▶ _Problem to work on_
What is to be printed is the span of lines starting at the one containing "Reproduce this chart with Plotly." and ending at the one containing "fig = go.Figure()", reproduced exactly with pictures left out.

▶ _Material for this exercise_
+++
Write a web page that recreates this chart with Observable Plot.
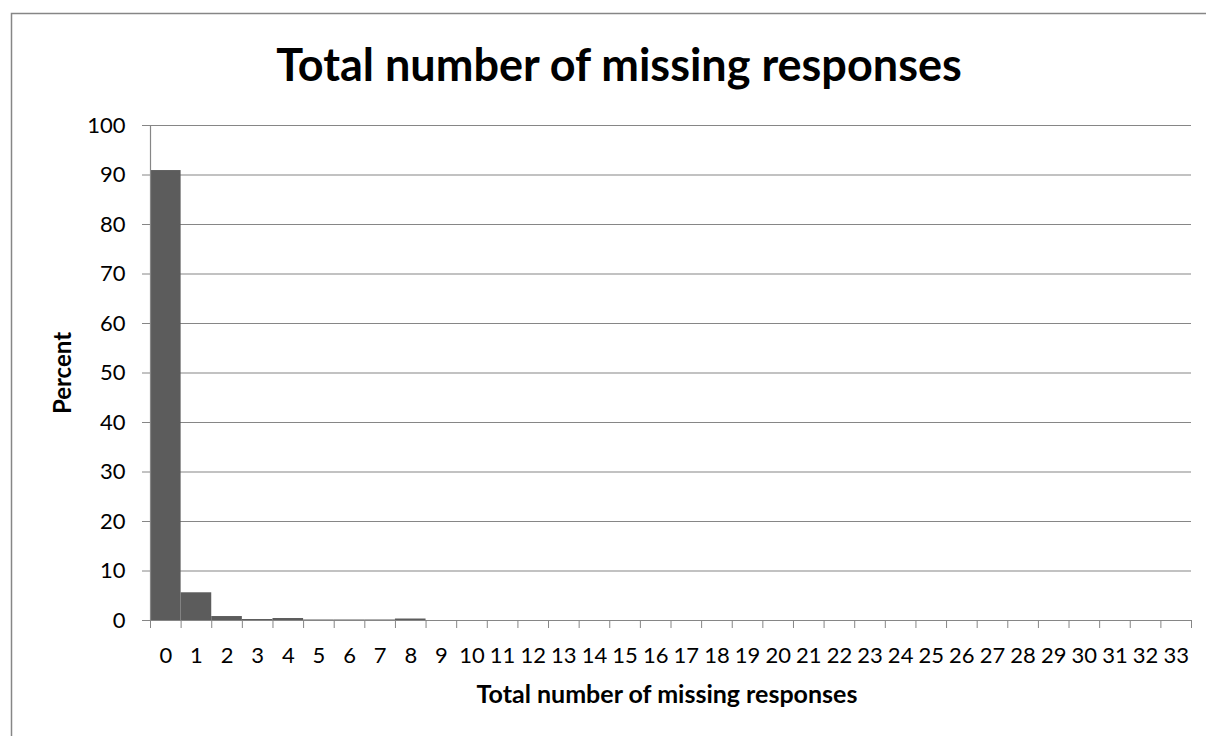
+++
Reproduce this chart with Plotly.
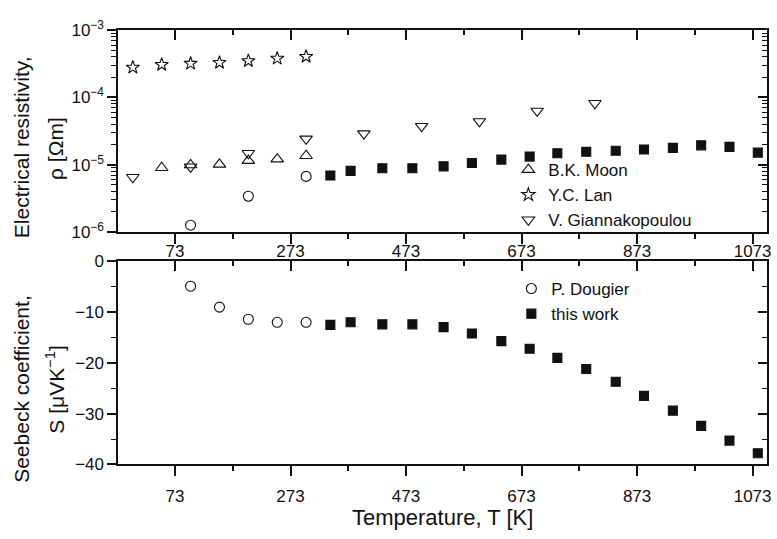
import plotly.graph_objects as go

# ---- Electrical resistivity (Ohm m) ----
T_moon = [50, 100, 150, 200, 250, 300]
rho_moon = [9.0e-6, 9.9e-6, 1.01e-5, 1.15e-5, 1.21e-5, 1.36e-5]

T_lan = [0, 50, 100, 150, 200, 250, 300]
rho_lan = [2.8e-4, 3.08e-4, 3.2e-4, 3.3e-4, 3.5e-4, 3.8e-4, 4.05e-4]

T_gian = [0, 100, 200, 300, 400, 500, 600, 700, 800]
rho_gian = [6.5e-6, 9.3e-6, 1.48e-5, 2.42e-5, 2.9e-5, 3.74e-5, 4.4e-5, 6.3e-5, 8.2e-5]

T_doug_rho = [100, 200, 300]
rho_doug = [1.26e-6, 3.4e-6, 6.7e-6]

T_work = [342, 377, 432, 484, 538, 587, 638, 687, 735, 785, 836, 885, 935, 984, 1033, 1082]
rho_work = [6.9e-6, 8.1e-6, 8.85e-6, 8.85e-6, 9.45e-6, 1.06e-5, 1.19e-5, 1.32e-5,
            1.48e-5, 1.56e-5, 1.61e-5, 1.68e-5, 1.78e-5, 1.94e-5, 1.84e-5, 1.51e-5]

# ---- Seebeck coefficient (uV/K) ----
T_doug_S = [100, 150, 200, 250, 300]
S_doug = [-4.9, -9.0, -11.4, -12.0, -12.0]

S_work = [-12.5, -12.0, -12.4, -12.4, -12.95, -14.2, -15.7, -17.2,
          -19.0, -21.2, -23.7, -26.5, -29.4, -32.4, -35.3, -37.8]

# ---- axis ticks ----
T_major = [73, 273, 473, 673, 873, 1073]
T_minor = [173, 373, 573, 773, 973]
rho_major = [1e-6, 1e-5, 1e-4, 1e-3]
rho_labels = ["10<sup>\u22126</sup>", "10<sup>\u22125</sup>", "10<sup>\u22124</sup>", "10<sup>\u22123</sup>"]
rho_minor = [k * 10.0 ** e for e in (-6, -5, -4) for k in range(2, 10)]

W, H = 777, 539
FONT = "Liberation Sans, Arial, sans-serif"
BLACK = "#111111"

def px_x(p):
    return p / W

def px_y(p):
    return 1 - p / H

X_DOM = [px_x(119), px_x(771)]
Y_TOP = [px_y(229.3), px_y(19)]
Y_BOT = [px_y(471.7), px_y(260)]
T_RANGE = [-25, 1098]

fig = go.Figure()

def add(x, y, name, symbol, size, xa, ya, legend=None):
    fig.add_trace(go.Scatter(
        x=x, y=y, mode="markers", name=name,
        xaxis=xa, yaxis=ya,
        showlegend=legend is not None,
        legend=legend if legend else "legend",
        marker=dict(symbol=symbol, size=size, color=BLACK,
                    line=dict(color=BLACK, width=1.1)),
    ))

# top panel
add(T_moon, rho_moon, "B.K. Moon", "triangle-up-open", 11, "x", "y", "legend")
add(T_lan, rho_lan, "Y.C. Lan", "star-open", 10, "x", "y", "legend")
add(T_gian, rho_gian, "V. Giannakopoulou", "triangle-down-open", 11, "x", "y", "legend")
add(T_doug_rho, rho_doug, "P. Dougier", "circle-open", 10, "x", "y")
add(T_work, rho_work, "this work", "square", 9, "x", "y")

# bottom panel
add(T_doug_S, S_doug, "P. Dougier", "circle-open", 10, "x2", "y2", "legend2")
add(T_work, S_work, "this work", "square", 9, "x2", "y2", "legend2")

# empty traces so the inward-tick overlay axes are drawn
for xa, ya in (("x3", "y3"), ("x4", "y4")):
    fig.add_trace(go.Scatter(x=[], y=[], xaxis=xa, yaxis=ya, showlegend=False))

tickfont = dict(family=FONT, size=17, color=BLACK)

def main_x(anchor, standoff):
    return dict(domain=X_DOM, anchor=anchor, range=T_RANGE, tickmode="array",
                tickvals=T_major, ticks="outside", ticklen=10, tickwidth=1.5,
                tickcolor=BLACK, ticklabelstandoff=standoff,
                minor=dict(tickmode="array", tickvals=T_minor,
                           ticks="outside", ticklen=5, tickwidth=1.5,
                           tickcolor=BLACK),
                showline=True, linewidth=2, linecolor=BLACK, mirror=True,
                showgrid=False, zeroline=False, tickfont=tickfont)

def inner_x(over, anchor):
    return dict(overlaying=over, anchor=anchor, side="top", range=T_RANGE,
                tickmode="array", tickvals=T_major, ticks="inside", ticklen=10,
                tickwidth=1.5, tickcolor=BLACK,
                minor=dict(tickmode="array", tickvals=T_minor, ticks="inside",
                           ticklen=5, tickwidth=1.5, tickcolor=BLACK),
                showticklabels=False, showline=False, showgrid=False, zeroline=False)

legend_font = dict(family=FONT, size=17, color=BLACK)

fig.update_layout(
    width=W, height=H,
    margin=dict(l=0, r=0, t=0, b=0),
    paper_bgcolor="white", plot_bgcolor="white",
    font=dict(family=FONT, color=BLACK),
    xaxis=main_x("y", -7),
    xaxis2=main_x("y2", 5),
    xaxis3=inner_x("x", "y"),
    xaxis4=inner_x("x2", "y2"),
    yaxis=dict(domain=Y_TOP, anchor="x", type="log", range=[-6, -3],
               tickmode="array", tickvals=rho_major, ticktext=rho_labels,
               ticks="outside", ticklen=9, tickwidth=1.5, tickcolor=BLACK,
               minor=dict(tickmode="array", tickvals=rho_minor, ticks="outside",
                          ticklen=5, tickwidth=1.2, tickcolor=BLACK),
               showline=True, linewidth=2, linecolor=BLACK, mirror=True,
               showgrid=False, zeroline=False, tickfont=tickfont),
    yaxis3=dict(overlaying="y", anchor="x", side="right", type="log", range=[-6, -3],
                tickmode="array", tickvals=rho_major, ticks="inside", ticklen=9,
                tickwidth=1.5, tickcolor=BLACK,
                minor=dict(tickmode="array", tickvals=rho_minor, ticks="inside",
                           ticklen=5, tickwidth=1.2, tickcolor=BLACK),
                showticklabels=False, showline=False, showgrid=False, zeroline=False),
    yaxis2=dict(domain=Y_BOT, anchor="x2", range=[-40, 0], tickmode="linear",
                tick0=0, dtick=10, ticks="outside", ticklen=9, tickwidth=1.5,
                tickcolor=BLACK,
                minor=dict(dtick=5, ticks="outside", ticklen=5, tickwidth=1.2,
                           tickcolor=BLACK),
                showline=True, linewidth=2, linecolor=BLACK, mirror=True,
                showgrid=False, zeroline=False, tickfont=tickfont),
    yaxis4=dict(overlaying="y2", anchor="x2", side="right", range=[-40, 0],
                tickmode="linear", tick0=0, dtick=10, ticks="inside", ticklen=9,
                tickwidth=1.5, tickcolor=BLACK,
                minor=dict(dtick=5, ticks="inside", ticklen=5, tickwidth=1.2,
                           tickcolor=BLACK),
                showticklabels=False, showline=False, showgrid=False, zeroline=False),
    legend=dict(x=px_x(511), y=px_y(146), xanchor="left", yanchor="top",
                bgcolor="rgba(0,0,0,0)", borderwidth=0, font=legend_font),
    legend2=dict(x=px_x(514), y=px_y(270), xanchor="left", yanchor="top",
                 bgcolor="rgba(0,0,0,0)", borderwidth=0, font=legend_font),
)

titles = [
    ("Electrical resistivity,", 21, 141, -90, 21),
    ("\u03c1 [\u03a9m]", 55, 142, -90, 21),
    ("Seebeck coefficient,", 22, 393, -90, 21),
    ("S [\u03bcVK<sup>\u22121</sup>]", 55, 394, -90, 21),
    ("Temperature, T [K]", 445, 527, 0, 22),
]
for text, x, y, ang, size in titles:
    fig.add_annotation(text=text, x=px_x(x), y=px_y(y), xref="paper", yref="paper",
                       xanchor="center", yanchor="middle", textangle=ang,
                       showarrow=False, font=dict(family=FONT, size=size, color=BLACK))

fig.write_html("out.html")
+++
▶ _Solution to this exercise_
Reproduce this chart with Plotly.
import plotly.graph_objects as go

# ---- Electrical resistivity (Ohm m) ----
T_moon = [50, 100, 150, 200, 250, 300]
rho_moon = [9.0e-6, 9.9e-6, 1.01e-5, 1.15e-5, 1.21e-5, 1.36e-5]

T_lan = [0, 50, 100, 150, 200, 250, 300]
rho_lan = [2.8e-4, 3.08e-4, 3.2e-4, 3.3e-4, 3.5e-4, 3.8e-4, 4.05e-4]

T_gian = [0, 100, 200, 300, 400, 500, 600, 700, 800]
rho_gian = [6.5e-6, 9.3e-6, 1.48e-5, 2.42e-5, 2.9e-5, 3.74e-5, 4.4e-5, 6.3e-5, 8.2e-5]

T_doug_rho = [100, 200, 300]
rho_doug = [1.26e-6, 3.4e-6, 6.7e-6]

T_work = [342, 377, 432, 484, 538, 587, 638, 687, 735, 785, 836, 885, 935, 984, 1033, 1082]
rho_work = [6.9e-6, 8.1e-6, 8.85e-6, 8.85e-6, 9.45e-6, 1.06e-5, 1.19e-5, 1.32e-5,
            1.48e-5, 1.56e-5, 1.61e-5, 1.68e-5, 1.78e-5, 1.94e-5, 1.84e-5, 1.51e-5]

# ---- Seebeck coefficient (uV/K) ----
T_doug_S = [100, 150, 200, 250, 300]
S_doug = [-4.9, -9.0, -11.4, -12.0, -12.0]

S_work = [-12.5, -12.0, -12.4, -12.4, -12.95, -14.2, -15.7, -17.2,
          -19.0, -21.2, -23.7, -26.5, -29.4, -32.4, -35.3, -37.8]

# ---- axis ticks ----
T_major = [73, 273, 473, 673, 873, 1073]
T_minor = [173, 373, 573, 773, 973]
rho_major = [1e-6, 1e-5, 1e-4, 1e-3]
rho_labels = ["10<sup>\u22126</sup>", "10<sup>\u22125</sup>", "10<sup>\u22124</sup>", "10<sup>\u22123</sup>"]
rho_minor = [k * 10.0 ** e for e in (-6, -5, -4) for k in range(2, 10)]

W, H = 777, 539
FONT = "Liberation Sans, Arial, sans-serif"
BLACK = "#111111"

def px_x(p):
    return p / W

def px_y(p):
    return 1 - p / H

X_DOM = [px_x(119), px_x(771)]
Y_TOP = [px_y(229.3), px_y(19)]
Y_BOT = [px_y(471.7), px_y(260)]
T_RANGE = [-25, 1098]

fig = go.Figure()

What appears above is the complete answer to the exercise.